Wednesday, February 26th, 2020 08:20 | By
Independent Electoral and Boundaries Commission chair Wafula Chebukati. Photo/PD/File

Kenyans will have to wait a little longer to have in a place a fully-constituted Independent Electoral Boundaries Commission (IEBC).

Already, there is push and pull over whether to recruit more commissioners to meet the mandatory seven or disband the Wafula Chebukati-led agency.

The jostling comes at a time the electoral commission is also supposed to begin boundaries review and delimitation amid budgetary crisis.
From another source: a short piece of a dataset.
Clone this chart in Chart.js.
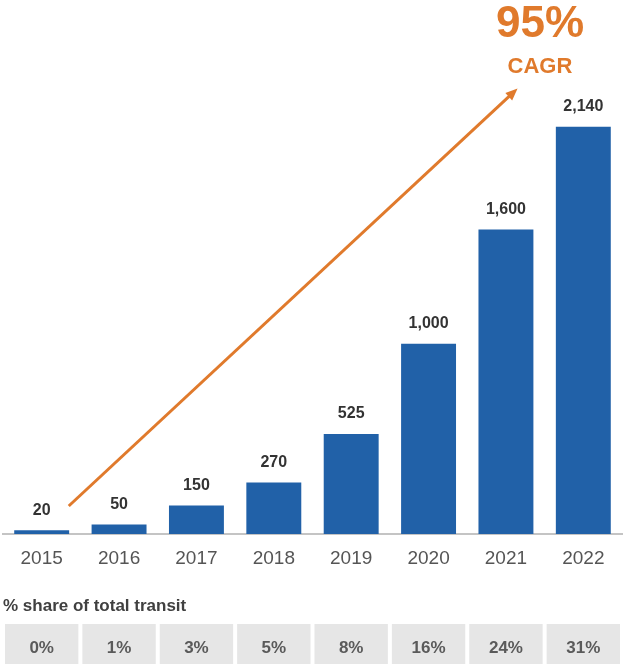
<!DOCTYPE html>
<html lang="en">
<head>
    <meta charset="UTF-8">
    <title>Transit growth 2015-2022</title>
    <script src="https://cdn.jsdelivr.net/npm/chart.js"></script>
    <style>
        html, body { margin: 0; padding: 0; background: #fff; }
        #wrap { width: 625px; height: 664px; position: relative; }
    </style>
</head>
<body>
    <div id="wrap">
        <canvas id="transitChart"></canvas>
    </div>

    <script>
        const years = ['2015', '2016', '2017', '2018', '2019', '2020', '2021', '2022'];
        const volumes = [20, 50, 150, 270, 525, 1000, 1600, 2140];
        const valueLabels = ['20', '50', '150', '270', '525', '1,000', '1,600', '2,140'];
        const shareLabels = ['0%', '1%', '3%', '5%', '8%', '16%', '24%', '31%'];
        const shareTitle = '% share of total transit';
        const cagrText = '95%';
        const cagrSub = 'CAGR';

        const BLUE = '#2161a8';
        const ORANGE = '#e07a2c';
        const FONT = '"Liberation Sans", Arial, sans-serif';

        // growth arrow, in category index / value units
        const arrowFrom = { x: 0.35, y: 147 };
        const arrowTo = { x: 6.15, y: 2340 };
        const cagrPos = { x: 6.44, y: 2675 };
        const cagrSubPos = { x: 6.44, y: 2455 };

        const overlay = {
            id: 'overlay',
            afterDatasetsDraw(chart) {
                const ctx = chart.ctx;
                const xs = chart.scales.x;
                const ys = chart.scales.y;
                const meta = chart.getDatasetMeta(0);

                ctx.save();
                // value labels over bars
                ctx.fillStyle = '#333';
                ctx.font = 'bold 16px ' + FONT;
                ctx.textAlign = 'center';
                ctx.textBaseline = 'middle';
                meta.data.forEach((bar, i) => {
                    ctx.fillText(valueLabels[i], bar.x, bar.y - 20);
                });

                // CAGR arrow
                const x1 = xs.getPixelForValue(arrowFrom.x), y1 = ys.getPixelForValue(arrowFrom.y);
                const x2 = xs.getPixelForValue(arrowTo.x), y2 = ys.getPixelForValue(arrowTo.y);
                const ang = Math.atan2(y2 - y1, x2 - x1);
                ctx.strokeStyle = ORANGE;
                ctx.fillStyle = ORANGE;
                ctx.lineWidth = 3;
                ctx.beginPath();
                ctx.moveTo(x1, y1);
                ctx.lineTo(x2 - 6 * Math.cos(ang), y2 - 6 * Math.sin(ang));
                ctx.stroke();
                ctx.beginPath();
                ctx.moveTo(x2, y2);
                ctx.lineTo(x2 - 12 * Math.cos(ang) + 5 * Math.sin(ang), y2 - 12 * Math.sin(ang) - 5 * Math.cos(ang));
                ctx.lineTo(x2 - 12 * Math.cos(ang) - 5 * Math.sin(ang), y2 - 12 * Math.sin(ang) + 5 * Math.cos(ang));
                ctx.closePath();
                ctx.fill();

                ctx.font = 'bold 44px ' + FONT;
                ctx.fillText(cagrText, xs.getPixelForValue(cagrPos.x), ys.getPixelForValue(cagrPos.y));
                ctx.font = 'bold 22px ' + FONT;
                ctx.fillText(cagrSub, xs.getPixelForValue(cagrSubPos.x), ys.getPixelForValue(cagrSubPos.y));

                // share table under the axis
                const base = chart.chartArea.bottom;
                ctx.fillStyle = '#404040';
                ctx.font = 'bold 17px ' + FONT;
                ctx.textAlign = 'left';
                ctx.fillText(shareTitle, 3, base + 72);

                const step = xs.getPixelForValue(1) - xs.getPixelForValue(0);
                const top = base + 90;
                ctx.font = 'bold 17px ' + FONT;
                ctx.textAlign = 'center';
                shareLabels.forEach((s, i) => {
                    const cx = xs.getPixelForValue(i);
                    ctx.fillStyle = '#e6e6e6';
                    ctx.fillRect(cx - step / 2 + 2, top, step - 4, chart.height - top);
                    ctx.fillStyle = '#5a5a5a';
                    ctx.fillText(s, cx, top + 24);
                });
                ctx.restore();
            }
        };

        new Chart(document.getElementById('transitChart'), {
            type: 'bar',
            data: {
                labels: years,
                datasets: [{
                    data: volumes,
                    backgroundColor: BLUE,
                    barPercentage: 0.71,
                    categoryPercentage: 1
                }]
            },
            options: {
                responsive: true,
                maintainAspectRatio: false,
                animation: false,
                layout: { padding: { top: 1, left: 3, right: 3, bottom: 100 } },
                plugins: {
                    legend: { display: false },
                    tooltip: { enabled: false }
                },
                scales: {
                    x: {
                        grid: { display: false, drawTicks: false },
                        border: { display: true, color: '#c4c4c4', width: 2 },
                        ticks: {
                            color: '#555',
                            padding: 13,
                            font: { family: FONT, size: 19 }
                        },
                        afterFit(scale) { scale.height = 30; }
                    },
                    y: {
                        display: false,
                        min: 0,
                        max: 2800
                    }
                }
            },
            plugins: [overlay]
        });
    </script>
</body>
</html>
The Building Bridges Initiative (BBI) report, which is in its second phase of popularisation has called for the disbandment of the commission and new commissioners are picked to conduct the 2022 General Election.
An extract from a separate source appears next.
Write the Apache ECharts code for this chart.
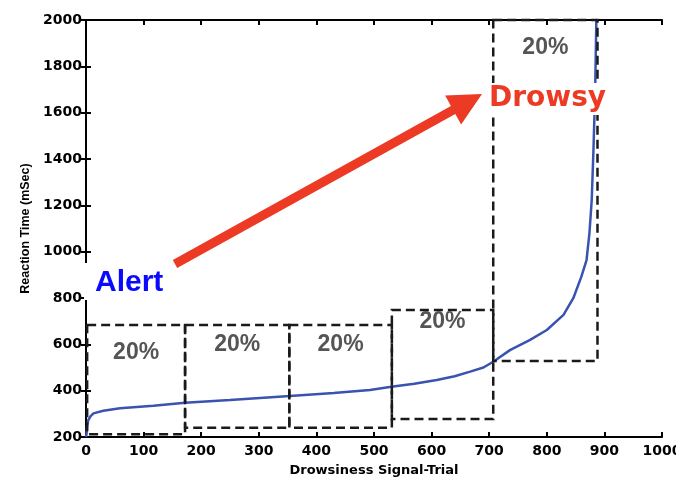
<!DOCTYPE html>
<html>
<head>
<meta charset="utf-8">
<script src="https://cdn.jsdelivr.net/npm/echarts@6/dist/echarts.min.js"></script>
<style>html,body{margin:0;padding:0;background:#fff;}#chart{width:676px;height:481px;}</style>
</head>
<body>
<div id="chart"></div>
<script>
// Sorted reaction times (ms) per drowsiness signal-trial
var trial = [0, 1, 2, 4, 8, 13, 30, 59, 117, 172, 250, 354, 430, 493, 530, 570, 609, 640, 667, 690, 707, 736, 771, 800, 829, 846, 860, 869, 874, 878, 881, 884, 886];
var reactionTime = [200, 216, 250, 273, 290, 302, 313, 324, 335, 348, 360, 377, 390, 403, 417, 430, 446, 462, 482, 500, 525, 575, 619, 662, 727, 799, 892, 964, 1079, 1223, 1439, 1700, 2000];

// 20% quantile boxes (data units)
var boxStart = [2, 172, 353, 531, 707];
var boxEnd = [172, 353, 531, 707, 888];
var boxLow = [212, 240, 240, 278, 528];
var boxHigh = [683, 683, 683, 748, 2000];
var boxLabelY = [562, 597, 597, 696, 1879];
var boxLabels = ['20%', '20%', '20%', '20%', '20%'];

// Axis ticks
var xTicks = { min: 0, max: 1000, interval: 100 };
var yTicks = { min: 200, max: 2000, interval: 200 };

var lineData = trial.map(function (t, i) { return [t, reactionTime[i]]; });
var boxData = boxStart.map(function (s, i) {
  return [s, boxEnd[i], boxLow[i], boxHigh[i], boxLabelY[i], boxLabels[i]];
});

var plain = function (v) { return String(v); };
var tickFont = { fontFamily: 'DejaVu Sans', fontWeight: 'bold', fontSize: 14, color: '#000', formatter: plain };
var axisLine = { show: true, lineStyle: { color: '#000', width: 2 } };
var axisTick = { show: true, inside: true, length: 5, lineStyle: { color: '#000', width: 2 } };

// arrow geometry
var start = [175, 264], tip = [482, 94];
var dx = tip[0] - start[0], dy = tip[1] - start[1];
var len = Math.sqrt(dx * dx + dy * dy);
var ux = dx / len, uy = dy / len, nx = -uy, ny = ux;
var shaftHalf = 4.5, headLen = 33, headHalf = 16.5;
var bx = tip[0] - ux * headLen, by = tip[1] - uy * headLen;
var arrowPts = [
  [start[0] - nx * shaftHalf, start[1] - ny * shaftHalf],
  [bx - nx * shaftHalf, by - ny * shaftHalf],
  [bx - nx * headHalf, by - ny * headHalf],
  tip,
  [bx + nx * headHalf, by + ny * headHalf],
  [bx + nx * shaftHalf, by + ny * shaftHalf],
  [start[0] + nx * shaftHalf, start[1] + ny * shaftHalf]
];

var chart = echarts.init(document.getElementById('chart'), null, { renderer: 'canvas' });
chart.setOption({
  animation: false,
  backgroundColor: '#fff',
  grid: { left: 86, right: 14, top: 20, bottom: 44, containLabel: false, outerBoundsMode: 'none' },
  xAxis: [{
    type: 'value', position: 'bottom', min: xTicks.min, max: xTicks.max, interval: xTicks.interval,
    axisLine: axisLine, axisTick: axisTick, splitLine: { show: false },
    axisLabel: Object.assign({ margin: 7 }, tickFont),
    name: 'Drowsiness Signal-Trial', nameLocation: 'middle', nameGap: 27,
    nameTextStyle: { fontFamily: 'DejaVu Sans', fontWeight: 'bold', fontSize: 13, color: '#000' }
  }, {
    type: 'value', position: 'top', min: xTicks.min, max: xTicks.max, interval: xTicks.interval,
    axisLine: axisLine, axisTick: axisTick, splitLine: { show: false }, axisLabel: { show: false }
  }],
  yAxis: [{
    type: 'value', position: 'left', min: yTicks.min, max: yTicks.max, interval: yTicks.interval,
    axisLine: axisLine, axisTick: axisTick, splitLine: { show: false },
    axisLabel: Object.assign({ margin: 4 }, tickFont),
    name: 'Reaction Time (mSec)', nameLocation: 'middle', nameRotate: 90, nameGap: 52,
    nameTextStyle: { fontFamily: 'Liberation Sans', fontWeight: 'bold', fontSize: 12.5, color: '#000' }
  }, {
    type: 'value', position: 'right', min: yTicks.min, max: yTicks.max, interval: yTicks.interval,
    axisLine: axisLine, axisTick: axisTick, splitLine: { show: false }, axisLabel: { show: false }
  }],
  series: [{
    type: 'line', data: lineData, xAxisIndex: 0, yAxisIndex: 0,
    showSymbol: false, symbol: 'none', z: 3,
    lineStyle: { color: '#3a52b0', width: 2.5 }
  }, {
    type: 'custom', data: boxData, xAxisIndex: 0, yAxisIndex: 0, z: 5, clip: false,
    encode: { x: [0, 1], y: [2, 3] },
    renderItem: function (params, api) {
      var x0 = api.value(0), x1 = api.value(1), y0 = api.value(2), y1 = api.value(3);
      var ly = api.value(4);
      var tl = api.coord([x0, y1]);
      var br = api.coord([x1, y0]);
      var lc = api.coord([(x0 + x1) / 2, ly]);
      return {
        type: 'group',
        children: [{
          type: 'rect',
          shape: { x: tl[0], y: tl[1], width: br[0] - tl[0], height: br[1] - tl[1] },
          style: { fill: 'none', stroke: '#1a1a1a', lineWidth: 2.5, lineDash: [9, 5] }
        }, {
          type: 'text',
          style: {
            x: lc[0], y: lc[1], text: boxLabels[params.dataIndex],
            align: 'center', verticalAlign: 'middle',
            font: 'bold 23px "Liberation Sans", Arial, sans-serif', fill: '#555555'
          }
        }]
      };
    }
  }],
  graphic: [{
    type: 'polygon', z: 100,
    shape: { points: arrowPts },
    style: { fill: '#ed3a24' }
  }, {
    type: 'rect', z: 100,
    shape: { x: 84, y: 263, width: 86, height: 37 },
    style: { fill: '#ffffff' }
  }, {
    type: 'text', z: 101,
    style: {
      x: 95, y: 283, text: 'Alert', align: 'left', verticalAlign: 'middle',
      font: 'bold 30px "Liberation Sans", Arial, sans-serif', fill: '#0a0aff'
    }
  }, {
    type: 'text', z: 101,
    style: {
      x: 487, y: 99, text: 'Drowsy', align: 'left', verticalAlign: 'middle',
      font: 'bold 28px "DejaVu Sans", sans-serif', fill: '#ed3a24',
      backgroundColor: '#ffffff', padding: [2, 2, 2, 2]
    }
  }]
});
</script>
</body>
</html>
But on Thursday last week, Senators proposed far-reaching amendments to the IEBC Amendment Bill, 2019 that seeks to put in place a selection panel to fill the four vacancies at the electoral body.

The Senate Committee on Justice and Legal Affairs reduced, from 11 to seven, the number of members proposed to sit in the IEBC selection panel in the bill by their sister committee of the National Assembly.
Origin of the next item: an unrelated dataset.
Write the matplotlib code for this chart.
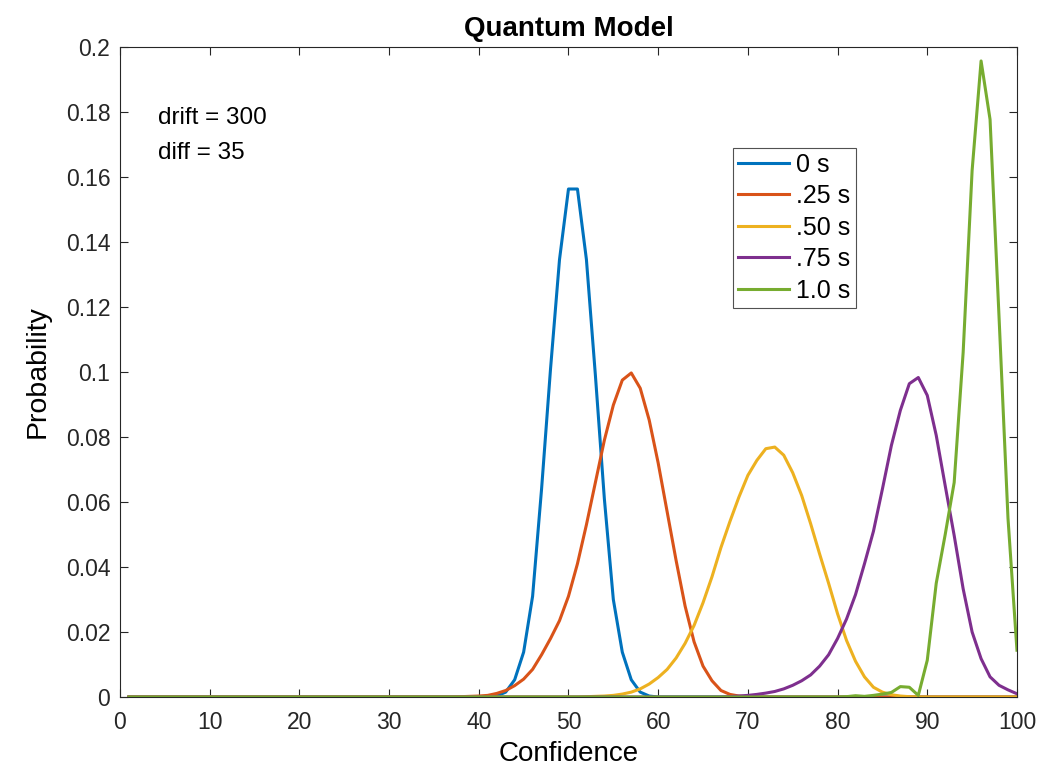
import matplotlib.pyplot as plt
import numpy as np

plt.rcParams['font.family'] = ['Liberation Sans', 'DejaVu Sans']

x = np.arange(1, 101)

# probability values (zero everywhere not listed)
blue_pts = {42: 0.0003, 43: 0.0015, 44: 0.0053, 45: 0.0138, 46: 0.031, 47: 0.064,
            48: 0.101, 49: 0.1346, 50: 0.1563, 51: 0.1563, 52: 0.1346, 53: 0.099,
            54: 0.061, 55: 0.030, 56: 0.0138, 57: 0.0053, 58: 0.0015, 59: 0.0003}
orange_pts = {38: 0.0001, 39: 0.0002, 40: 0.0003, 41: 0.0005, 42: 0.0011, 43: 0.002,
              44: 0.0035, 45: 0.0055, 46: 0.0085, 47: 0.013, 48: 0.018, 49: 0.0235,
              50: 0.031, 51: 0.041, 52: 0.053, 53: 0.066, 54: 0.079, 55: 0.0898,
              56: 0.0975, 57: 0.0997, 58: 0.095, 59: 0.0852, 60: 0.072, 61: 0.057,
              62: 0.042, 63: 0.028, 64: 0.017, 65: 0.0095, 66: 0.005, 67: 0.002,
              68: 0.0008, 69: 0.0003, 70: 0.0001}
yellow_pts = {52: 0.0001, 53: 0.0002, 54: 0.0003, 55: 0.0005, 56: 0.0009, 57: 0.0015,
              58: 0.0025, 59: 0.004, 60: 0.006, 61: 0.0085, 62: 0.012, 63: 0.0165,
              64: 0.022, 65: 0.029, 66: 0.037, 67: 0.046, 68: 0.054, 69: 0.0615,
              70: 0.0682, 71: 0.0728, 72: 0.0764, 73: 0.0769, 74: 0.0744, 75: 0.069,
              76: 0.062, 77: 0.0533, 78: 0.044, 79: 0.035, 80: 0.0256, 81: 0.0174,
              82: 0.011, 83: 0.0062, 84: 0.003, 85: 0.0015, 86: 0.0007, 87: 0.0003,
              88: 0.0001}
purple_pts = {68: 0.0001, 69: 0.0003, 70: 0.0005, 71: 0.0008, 72: 0.0012, 73: 0.0017,
              74: 0.0025, 75: 0.0036, 76: 0.005, 77: 0.0068, 78: 0.0095, 79: 0.013,
              80: 0.018, 81: 0.024, 82: 0.0315, 83: 0.041, 84: 0.051, 85: 0.064,
              86: 0.0774, 87: 0.0882, 88: 0.0964, 89: 0.0983, 90: 0.0928, 91: 0.0805,
              92: 0.065, 93: 0.0497, 94: 0.0333, 95: 0.020, 96: 0.0118, 97: 0.0062,
              98: 0.0036, 99: 0.0022, 100: 0.001}
green_pts = {81: 0.0001, 82: 0.0004, 83: 0.0002, 84: 0.0005, 85: 0.0009, 86: 0.0014,
             87: 0.0032, 88: 0.003, 89: 0.0005, 90: 0.0113, 91: 0.035, 92: 0.050,
             93: 0.066, 94: 0.106, 95: 0.162, 96: 0.1957, 97: 0.1777, 98: 0.117,
             99: 0.055, 100: 0.0144}

labels = ['0 s', '.25 s', '.50 s', '.75 s', '1.0 s']
colors = ['#0072BD', '#D95319', '#EDB120', '#7E2F8E', '#77AC30']


def to_series(pts):
    y = np.zeros(len(x))
    for k, v in pts.items():
        y[k - 1] = v
    return y


series = [to_series(p) for p in [blue_pts, orange_pts, yellow_pts, purple_pts, green_pts]]

fig = plt.figure(figsize=(10.6, 7.7), dpi=100)
ax = fig.add_axes([0.1132, 0.0948, 0.8462, 0.8442])

for y, c, lab in zip(series, colors, labels):
    ax.plot(x, y, color=c, lw=2.2, label=lab)

ax.set_xlim(0, 100)
ax.set_ylim(0, 0.2)
ax.set_xticks(np.arange(0, 101, 10))
yt = np.round(np.arange(0, 0.2001, 0.02), 2)
ax.set_yticks(yt)
ax.set_yticklabels(['{:g}'.format(v) for v in yt])
ax.tick_params(direction='in', top=True, right=True, length=6, width=0.8,
               labelsize=16.5, colors='#262626', pad=7)
ax.tick_params(axis='x', pad=10)
for s in ax.spines.values():
    s.set_color('#262626')
    s.set_linewidth(0.8)

ax.set_xlabel('Confidence', fontsize=20, labelpad=5)
ax.set_ylabel('Probability', fontsize=20.5, labelpad=11)
ax.set_title('Quantum Model', fontsize=20, fontweight='bold', pad=8)

ax.text(4.2, 0.178, 'drift = 300', fontsize=17.5, va='center', ha='left')
ax.text(4.2, 0.1675, 'diff = 35', fontsize=17.5, va='center', ha='left')

leg = ax.legend(loc='upper left', bbox_to_anchor=(0.683, 0.845), fontsize=18,
                frameon=True, fancybox=False, edgecolor='#262626',
                handlelength=2.05, handletextpad=0.3, borderpad=0.2,
                labelspacing=0.3, borderaxespad=0)
leg.get_frame().set_linewidth(0.8)

plt.savefig('out.png', dpi=100)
The committee also has introduced mandatory qualifications for the panelists in what is seen as locking out religious leaders who constituted a majority of the panelists that gave birth to Chebukati-led commission.

In a report tabled in the House Thursday, the Nandi Senator Samson Cherargei-led committee noted that the 11 members of the selection panel for the members of the IEBC are too many. 

 “Some organisations represented in the selection panel have no role to play and therefore, should be removed, granted that all Kenyans are stakeholders in the selection of the members of IEBC,” the committee report reads in part.

It adds: “However, not all Kenya’s organisations can be represented in the selection panel. The same should, therefore, reduce to only represent organisations that will add value to the panel,”

The committee has also proposed an additional representative from the Parliamentary Service Commission (PSC) because they are representatives for Parliament.

“Parliament is a representative of the people because we are here on behalf of other Kenyans. Therefore, we thought that PSC being members of the selection panel will allow Parliament to have direct input in the entire process,” says the report.

Under the new proposals, the selection panel is to consist of seven people, four (two men and two women) nominated by the PSC. Unlike in 2016 where religious organisations had the lion’s share in the panel, the Justice Committee has given them only two slots.

The PSC, Ethics and Anti-Corruption Commission and the Law Society of Kenya will be allowed to name one person each as well as the National Gender and Equality Commission, one person nominated by Kenya National Commission on Human Rights and two persons nominated by the Inter-Religious Council of Kenya.

The Independent Electoral and Boundaries Commission (Amendment) (No.3) Bill (National Assembly Bills No.35 of 2019) is in its second reading.